WRITTEN EXERCISE: Leaving out every picture, retype the lines below from the top through the one that contains "import * as".

DATASET EXTRACT:
╭──

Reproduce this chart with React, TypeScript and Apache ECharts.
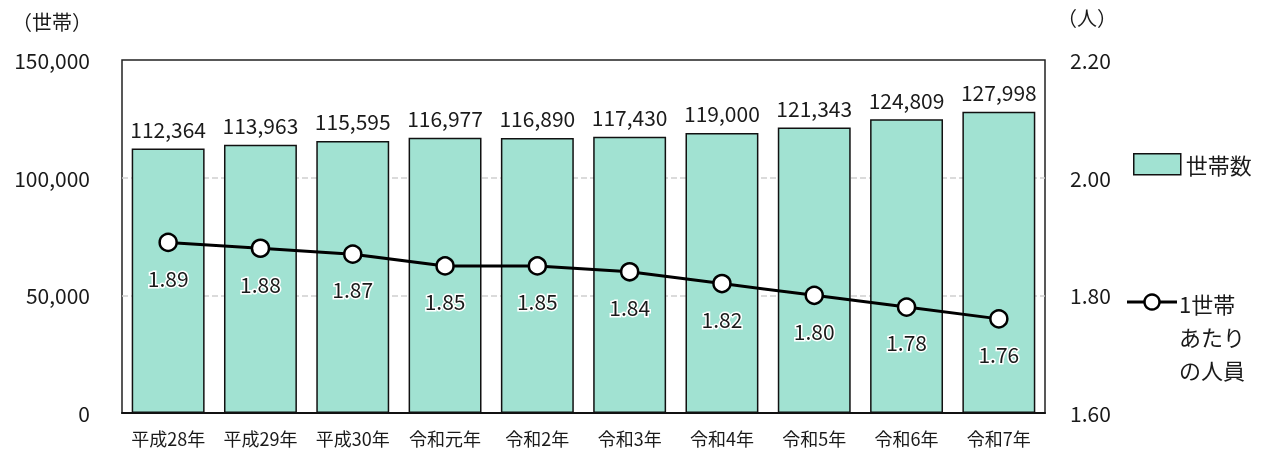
import React, { useEffect, useRef } from "react";
import * as echarts from "echarts";

const categories = ["平成28年", "平成29年", "平成30年", "令和元年", "令和2年", "令和3年", "令和4年", "令和5年", "令和6年", "令和7年"];
const households = [112364, 113963, 115595, 116977, 116890, 117430, 119000, 121343, 124809, 127998];
const perHousehold = [1.89, 1.88, 1.87, 1.85, 1.85, 1.84, 1.82, 1.8, 1.78, 1.76];
const barName = "世帯数";
const lineName = "1世帯あたりの人員";
const lineLegendLabel = "1世帯\nあたり\nの人員";
const leftUnit = "（世帯）";
const rightUnit = "（人）";

const FONT = "'Noto Sans CJK JP', 'Noto Sans', sans-serif";
const INK = "#1a1a1a";

export default function App() {
  const ref = useRef<HTMLDivElement>(null);
  useEffect(() => {
    if (!ref.current) return;
    const chart = echarts.init(ref.current, null, { renderer: "svg" });
    chart.setOption({
      animation: false,
      textStyle: { fontFamily: FONT, color: INK },
      grid: { left: 122, right: 217, top: 60, bottom: 40, show: true, borderColor: "#222", borderWidth: 1.5, backgroundColor: "transparent" },
      legend: [
        {
          data: [{ name: barName, icon: "rect" }],
          left: 1128,
          top: 148,
          itemWidth: 47,
          itemHeight: 21,
          itemGap: 4,
          itemStyle: { borderColor: "#111", borderWidth: 1.5 },
          textStyle: { fontSize: 22, fontFamily: FONT, color: INK },
        },
      ],
      graphic: [
        { type: "text", left: 12, top: 11, style: { text: leftUnit, fontSize: 20, fontFamily: FONT, fill: INK } },
        { type: "text", left: 1057, top: 7, style: { text: rightUnit, fontSize: 20, fontFamily: FONT, fill: INK } },
        { type: "line", shape: { x1: 1127, y1: 302, x2: 1177, y2: 302 }, style: { stroke: "#000", lineWidth: 3 } },
        { type: "circle", shape: { cx: 1152, cy: 302, r: 7.5 }, style: { fill: "#fff", stroke: "#000", lineWidth: 2.5 } },
        {
          type: "text",
          left: 1179,
          top: 286,
          style: { text: lineLegendLabel, fontSize: 22, lineHeight: 33, fontFamily: FONT, fill: INK },
        },
      ],
      xAxis: {
        type: "category",
        data: categories,
        axisLine: { lineStyle: { color: "#111", width: 2 } },
        axisTick: { show: false },
        axisLabel: { interval: 0, hideOverlap: false, fontSize: 18, color: INK, margin: 16, fontFamily: FONT },
      },
      yAxis: [
        {
          type: "value",
          min: 0,
          max: 150000,
          interval: 50000,
          axisLine: { show: false },
          axisTick: { show: false },
          axisLabel: {
            fontSize: 21,
            color: INK,
            margin: 32,
            fontFamily: FONT,
            formatter: (v: number) => v.toLocaleString("en-US"),
          },
          splitLine: { showMaxLine: false, showMinLine: false, lineStyle: { color: "#d0d0d0", type: [6, 3], width: 1.5 } },
        },
        {
          type: "value",
          min: 1.6,
          max: 2.2,
          interval: 0.2,
          axisLine: { show: false },
          axisTick: { show: false },
          splitLine: { show: false },
          axisLabel: {
            fontSize: 21,
            color: INK,
            margin: 25,
            fontFamily: FONT,
            formatter: (v: number) => v.toFixed(2),
          },
        },
      ],
      series: [
        {
          name: barName,
          type: "bar",
          data: households,
          barCategoryGap: "21%",
          itemStyle: { color: "#a1e2d2", borderColor: "#111", borderWidth: 1.5 },
          label: {
            show: true,
            position: "top",
            distance: 9,
            fontSize: 21,
            color: INK,
            fontFamily: FONT,
            formatter: (p: any) => Number(p.value).toLocaleString("en-US"),
          },
        },
        {
          name: lineName,
          type: "line",
          yAxisIndex: 1,
          data: perHousehold,
          symbol: "circle",
          symbolSize: 17,
          lineStyle: { color: "#000", width: 3 },
          itemStyle: { color: "#fff", borderColor: "#000", borderWidth: 2.5 },
          label: {
            show: true,
            position: "bottom",
            distance: 15,
            fontSize: 21,
            color: INK,
            fontFamily: FONT,
            textBorderColor: "#fff",
            textBorderWidth: 3,
            formatter: (p: any) => Number(p.value).toFixed(2),
          },
        },
      ],
    });
    return () => chart.dispose();
  }, []);
  return <div ref={ref} style={{ position: "fixed", left: 0, top: 0, width: 1262, height: 453 }} />;
}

╰──

PROBLEM SOLUTION:
Reproduce this chart with React, TypeScript and Apache ECharts.
import React, { useEffect, useRef } from "react";
import * as echarts from "echarts";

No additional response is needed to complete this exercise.